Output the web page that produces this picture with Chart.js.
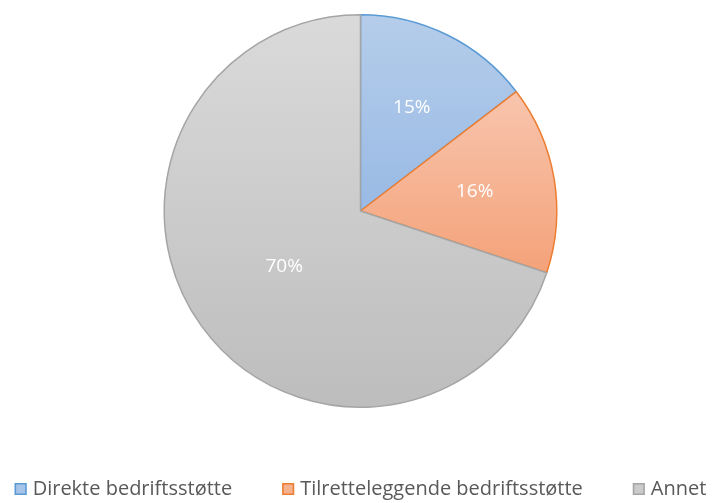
<!DOCTYPE html>
<html>
<head>
<meta charset="utf-8">
<script src="https://cdn.jsdelivr.net/npm/chart.js@4/dist/chart.umd.min.js"></script>
<style>
  html, body { margin: 0; padding: 0; background: #fff; }
  #wrap { width: 721px; height: 503px; }
</style>
</head>
<body>
<div id="wrap"><canvas id="myChart"></canvas></div>
<script>
const labels = ['Direkte bedriftsstøtte', 'Tilretteleggende bedriftsstøtte', 'Annet'];
const values = [14.6, 15.5, 69.9];

const topColors = ['rgb(181,205,234)', 'rgb(248,197,174)', 'rgb(218,218,218)'];
const bottomColors = ['rgb(153,186,229)', 'rgb(244,162,121)', 'rgb(189,189,189)'];
const legendFill = ['rgb(166,196,231)', 'rgb(246,178,143)', 'rgb(203,203,203)'];
const borderColors = ['#5b9bd5', '#ed7d31', '#a5a5a5'];

const total = values.reduce((a, b) => a + b, 0);

// vertical gradient spanning each slice's own height
function sliceFill(context) {
  const chart = context.chart;
  const area = chart.chartArea;
  const i = context.dataIndex;
  if (!area) return topColors[i];
  const cx = (area.left + area.right) / 2;
  const cy = (area.top + area.bottom) / 2;
  const r = Math.min(area.width, area.height) / 2;
  let start = 0;
  for (let k = 0; k < i; k++) start += values[k] / total;
  const end = start + values[i] / total;
  let minY = cy, maxY = cy;
  for (let s = 0; s <= 60; s++) {
    const a = (start + (end - start) * s / 60) * Math.PI * 2 - Math.PI / 2;
    const y = cy + Math.sin(a) * r;
    minY = Math.min(minY, y);
    maxY = Math.max(maxY, y);
  }
  const g = chart.ctx.createLinearGradient(0, minY, 0, maxY);
  g.addColorStop(0, topColors[i]);
  g.addColorStop(1, bottomColors[i]);
  return g;
}

const pctLabels = {
  id: 'pctLabels',
  afterDatasetsDraw(chart) {
    const ctx = chart.ctx;
    const meta = chart.getDatasetMeta(0);
    ctx.save();
    ctx.fillStyle = '#ffffff';
    ctx.font = '19px "Open Sans", sans-serif';
    ctx.textAlign = 'center';
    ctx.textBaseline = 'middle';
    meta.data.forEach((arc, i) => {
      const p = arc.getProps(['x', 'y', 'startAngle', 'endAngle', 'outerRadius'], true);
      const mid = (p.startAngle + p.endAngle) / 2;
      const share = values[i] / total;
      const rr = p.outerRadius * (share > 0.5 ? 0.48 : 0.59);
      ctx.fillText(Math.round(share * 100) + '%', p.x + Math.cos(mid) * rr, p.y + Math.sin(mid) * rr);
    });
    ctx.restore();
  }
};

// legend row under the pie, drawn like the office-style legend
const bottomLegend = {
  id: 'bottomLegend',
  afterDraw(chart) {
    const ctx = chart.ctx;
    const box = 12, gapText = 6, gapItem = 50;
    const y = chart.height - 14;
    ctx.save();
    ctx.font = '20px "Open Sans", sans-serif';
    ctx.textBaseline = 'middle';
    ctx.textAlign = 'left';
    const widths = labels.map(t => box + gapText + ctx.measureText(t).width);
    const full = widths.reduce((a, b) => a + b, 0) + gapItem * (labels.length - 1);
    let x = (chart.width - full) / 2;
    labels.forEach((t, i) => {
      ctx.fillStyle = legendFill[i];
      ctx.fillRect(x, y - box / 2, box, box);
      ctx.strokeStyle = borderColors[i];
      ctx.lineWidth = 1.5;
      ctx.strokeRect(x + 0.75, y - box / 2 + 0.75, box - 1.5, box - 1.5);
      ctx.fillStyle = '#595959';
      ctx.fillText(t, x + box + gapText, y);
      x += widths[i] + gapItem;
    });
    ctx.restore();
  }
};

new Chart(document.getElementById('myChart'), {
  type: 'pie',
  data: {
    labels: labels,
    datasets: [{
      data: values,
      backgroundColor: sliceFill,
      borderColor: borderColors,
      borderWidth: 1.5
    }]
  },
  options: {
    responsive: true,
    maintainAspectRatio: false,
    animation: false,
    layout: { padding: { top: 14, bottom: 95, left: 0, right: 0 } },
    plugins: {
      tooltip: { enabled: false },
      legend: { display: false }
    }
  },
  plugins: [pctLabels, bottomLegend]
});
</script>
</body>
</html>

TASK BRIEF - Return each line exactly as written. Any picture gets left out.

SOLUTION TO THE EXERCISE -
Output the web page that produces this picture with Chart.js.
<!DOCTYPE html>
<html>
<head>
<meta charset="utf-8">
<script src="https://cdn.jsdelivr.net/npm/chart.js@4/dist/chart.umd.min.js"></script>
<style>
  html, body { margin: 0; padding: 0; background: #fff; }
  #wrap { width: 721px; height: 503px; }
</style>
</head>
<body>
<div id="wrap"><canvas id="myChart"></canvas></div>
<script>
const labels = ['Direkte bedriftsstøtte', 'Tilretteleggende bedriftsstøtte', 'Annet'];
const values = [14.6, 15.5, 69.9];

const topColors = ['rgb(181,205,234)', 'rgb(248,197,174)', 'rgb(218,218,218)'];
const bottomColors = ['rgb(153,186,229)', 'rgb(244,162,121)', 'rgb(189,189,189)'];
const legendFill = ['rgb(166,196,231)', 'rgb(246,178,143)', 'rgb(203,203,203)'];
const borderColors = ['#5b9bd5', '#ed7d31', '#a5a5a5'];

const total = values.reduce((a, b) => a + b, 0);

// vertical gradient spanning each slice's own height
function sliceFill(context) {
  const chart = context.chart;
  const area = chart.chartArea;
  const i = context.dataIndex;
  if (!area) return topColors[i];
  const cx = (area.left + area.right) / 2;
  const cy = (area.top + area.bottom) / 2;
  const r = Math.min(area.width, area.height) / 2;
  let start = 0;
  for (let k = 0; k < i; k++) start += values[k] / total;
  const end = start + values[i] / total;
  let minY = cy, maxY = cy;
  for (let s = 0; s <= 60; s++) {
    const a = (start + (end - start) * s / 60) * Math.PI * 2 - Math.PI / 2;
    const y = cy + Math.sin(a) * r;
    minY = Math.min(minY, y);
    maxY = Math.max(maxY, y);
  }
  const g = chart.ctx.createLinearGradient(0, minY, 0, maxY);
  g.addColorStop(0, topColors[i]);
  g.addColorStop(1, bottomColors[i]);
  return g;
}

const pctLabels = {
  id: 'pctLabels',
  afterDatasetsDraw(chart) {
    const ctx = chart.ctx;
    const meta = chart.getDatasetMeta(0);
    ctx.save();
    ctx.fillStyle = '#ffffff';
    ctx.font = '19px "Open Sans", sans-serif';
    ctx.textAlign = 'center';
    ctx.textBaseline = 'middle';
    meta.data.forEach((arc, i) => {
      const p = arc.getProps(['x', 'y', 'startAngle', 'endAngle', 'outerRadius'], true);
      const mid = (p.startAngle + p.endAngle) / 2;
      const share = values[i] / total;
      const rr = p.outerRadius * (share > 0.5 ? 0.48 : 0.59);
      ctx.fillText(Math.round(share * 100) + '%', p.x + Math.cos(mid) * rr, p.y + Math.sin(mid) * rr);
    });
    ctx.restore();
  }
};

// legend row under the pie, drawn like the office-style legend
const bottomLegend = {
  id: 'bottomLegend',
  afterDraw(chart) {
    const ctx = chart.ctx;
    const box = 12, gapText = 6, gapItem = 50;
    const y = chart.height - 14;
    ctx.save();
    ctx.font = '20px "Open Sans", sans-serif';
    ctx.textBaseline = 'middle';
    ctx.textAlign = 'left';
    const widths = labels.map(t => box + gapText + ctx.measureText(t).width);
    const full = widths.reduce((a, b) => a + b, 0) + gapItem * (labels.length - 1);
    let x = (chart.width - full) / 2;
    labels.forEach((t, i) => {
      ctx.fillStyle = legendFill[i];
      ctx.fillRect(x, y - box / 2, box, box);
      ctx.strokeStyle = borderColors[i];
      ctx.lineWidth = 1.5;
      ctx.strokeRect(x + 0.75, y - box / 2 + 0.75, box - 1.5, box - 1.5);
      ctx.fillStyle = '#595959';
      ctx.fillText(t, x + box + gapText, y);
      x += widths[i] + gapItem;
    });
    ctx.restore();
  }
};

new Chart(document.getElementById('myChart'), {
  type: 'pie',
  data: {
    labels: labels,
    datasets: [{
      data: values,
      backgroundColor: sliceFill,
      borderColor: borderColors,
      borderWidth: 1.5
    }]
  },
  options: {
    responsive: true,
    maintainAspectRatio: false,
    animation: false,
    layout: { padding: { top: 14, bottom: 95, left: 0, right: 0 } },
    plugins: {
      tooltip: { enabled: false },
      legend: { display: false }
    }
  },
  plugins: [pctLabels, bottomLegend]
});
</script>
</body>
</html>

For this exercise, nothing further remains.